In 2014, Mr Cameron said it was ‘absolutely wrong’ they had to choose between finding new love and financial stability. He said 4,000 would be entitled to the pension for life.

But the rule did not apply to about 300 women who lost loved ones between 1973 and 2005 and remarried before April last year, when the new scheme came into force.

Linda McHugh, 63, of Skye, was among a dozen women who protested outside Parliament in London yesterday. She had been married for a year when her husband, Trooper John Gibbons, was deployed to Northern Ireland. In 1973, he died aged 21 in an IRA bomb attack, leaving behind a three-month old son.

Mrs McHugh remarried in 1977 and had his military pension taken away.

She said: ‘I feel I have to do this for John because his sacrifice is as important as the sacrifice of others. All war widows should be treated equally; all their men paid the same price.’

Weeping, she added: ‘John was so proud to be a soldier and would have expected his family to have been provided for. He would not believe we had to stand on the street like this.’

Chrissy Fraser, 67, whose husband Lieutenant-Colonel Clive Fraser served for 30 years, said: ‘There is no honour for these women. There is no respect for the Army wives.’

She said the MoD had seized her £900 monthly military pension after she found a new partner and she had to start a new job two years ago.

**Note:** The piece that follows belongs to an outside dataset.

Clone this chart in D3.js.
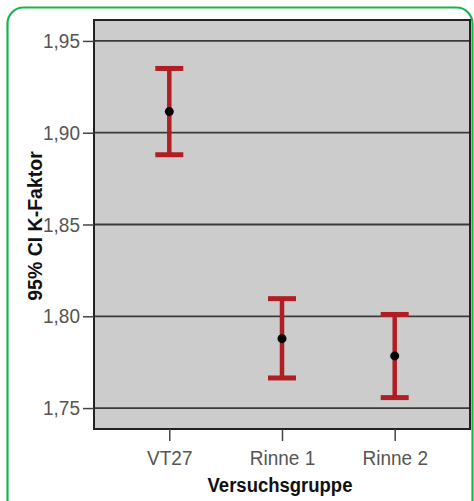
<!DOCTYPE html>
<html><head><meta charset="utf-8">
<script src="https://cdn.jsdelivr.net/npm/d3@7"></script>
<style>body{margin:0;background:#fff;} svg{display:block;}</style>
</head><body>
<script>
const categories = ["VT27", "Rinne 1", "Rinne 2"];
const means = [1.9115, 1.7878, 1.7784];
const lowers = [1.888, 1.7664, 1.7557];
const uppers = [1.935, 1.8096, 1.801];
const yTicks = [1.75, 1.80, 1.85, 1.90, 1.95];

const W = 474, H = 501;
const FONT = "Liberation Sans, Arial, sans-serif";
const svg = d3.select("body").append("svg").attr("width", W).attr("height", H);

// green rounded frame
svg.append("rect").attr("x", 7.5).attr("y", 7.5).attr("width", 465).attr("height", 510)
  .attr("rx", 16).attr("fill", "none").attr("stroke", "#1bb34a").attr("stroke-width", 2.2);

const L = 94, R = 470, T = 20, B = 429;
const y = d3.scaleLinear().domain([1.7386, 1.9614]).range([B, T]);
const x = d3.scalePoint().domain(categories).range([L, R]).padding(0.668);

svg.append("rect").attr("x", L).attr("y", T).attr("width", R - L).attr("height", B - T)
  .attr("fill", "#cccccc");

// gridlines
svg.append("g").selectAll("line").data(yTicks).join("line")
  .attr("x1", L).attr("x2", R).attr("y1", d => y(d)).attr("y2", d => y(d))
  .attr("stroke", "#3a3a3a").attr("stroke-width", 1.8);

svg.append("rect").attr("x", L).attr("y", T).attr("width", R - L).attr("height", B - T)
  .attr("fill", "none").attr("stroke", "#222").attr("stroke-width", 2);

const fmt = d => d3.format(".2f")(d).replace(".", ",");
const yAxis = svg.append("g").attr("transform", `translate(${L},0)`)
  .call(d3.axisLeft(y).tickValues(yTicks).tickFormat(fmt).tickSize(11).tickPadding(3));
yAxis.select(".domain").remove();
yAxis.selectAll(".tick line").attr("stroke", "#444").attr("stroke-width", 1.5);
yAxis.selectAll("text").attr("fill", "#555").style("font-family", FONT).style("font-size", "19px")
  .attr("transform", "scale(1,1.1)");

const xAxis = svg.append("g").attr("transform", `translate(0,${B})`)
  .call(d3.axisBottom(x).tickSize(12).tickPadding(7));
xAxis.select(".domain").remove();
xAxis.selectAll(".tick line").attr("stroke", "#444").attr("stroke-width", 1.5);
xAxis.selectAll("text").attr("fill", "#555").style("font-family", FONT).style("font-size", "19px")
  .attr("transform", "scale(1,1.1)");

// error bars
const red = "#b01e24";
const data = categories.map((c, i) => ({c, m: means[i], lo: lowers[i], hi: uppers[i]}));
const g = svg.append("g");
g.selectAll(".v").data(data).join("line")
  .attr("x1", d => x(d.c)).attr("x2", d => x(d.c))
  .attr("y1", d => y(d.hi)).attr("y2", d => y(d.lo))
  .attr("stroke", red).attr("stroke-width", 4.5);
g.selectAll(".cap").data(data.flatMap(d => [{c: d.c, v: d.hi}, {c: d.c, v: d.lo}])).join("line")
  .attr("x1", d => x(d.c) - 14).attr("x2", d => x(d.c) + 14)
  .attr("y1", d => y(d.v)).attr("y2", d => y(d.v))
  .attr("stroke", red).attr("stroke-width", 5);
g.selectAll("circle").data(data).join("circle")
  .attr("cx", d => x(d.c)).attr("cy", d => y(d.m)).attr("r", 4.5).attr("fill", "#000");

svg.append("text").attr("transform", `translate(${(L + R) / 2 - 2},492) scale(1,1.1)`)
  .attr("text-anchor", "middle")
  .style("font-family", FONT).style("font-size", "18.5px")
  .style("font-weight", "bold").attr("fill", "#111").text("Versuchsgruppe");
svg.append("text").attr("transform", `translate(42,226) rotate(-90) scale(1,1.05)`)
  .attr("text-anchor", "middle")
  .style("font-family", FONT).style("font-size", "19.5px")
  .style("font-weight", "bold").attr("fill", "#111").text("95% CI K-Faktor");
</script>
</body></html>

Margaret Allen, 57, had been married for only two weeks when her husband, Able Seaman Iain Boldy, was killed by a bomb blast on HMS Argonaut during the Falklands War.

His body was never repatriate­d and she suffered PTSD as a result, which cost her her nursing career. She said: ‘This is worse than discrimina­tion because there’s a real lack of respect for my husband’s sacrifice.’

Maureen Jarvis, 61, whose husband, Alan Campbell, 34, was killed in an air crash in 1990 after serving for 11 years in the RAF, said it was an ‘injustice’.

They had been married for 14 years and he left behind two daughters, aged 3 and six. Mrs Jarvis, of Moray, remarried in May 2014, six months before the announceme­nt which would have meant she could keep her husband’s pension.

She said: ‘It isn’t about the money. We are the only group of war widows that don’t get their husband’s pensions for life. It is the injustice of it all. My husband would be disgusted.’

Kenny Donaldson of Innocent Victims United said: ‘The Government demeaned the human life that was lost for this country.’

Lib Dem MP Greg Mulholland said: ‘We owe it to those who die serving our country to take care of their loved ones.’

The average war widow pension is around £6,500 per year.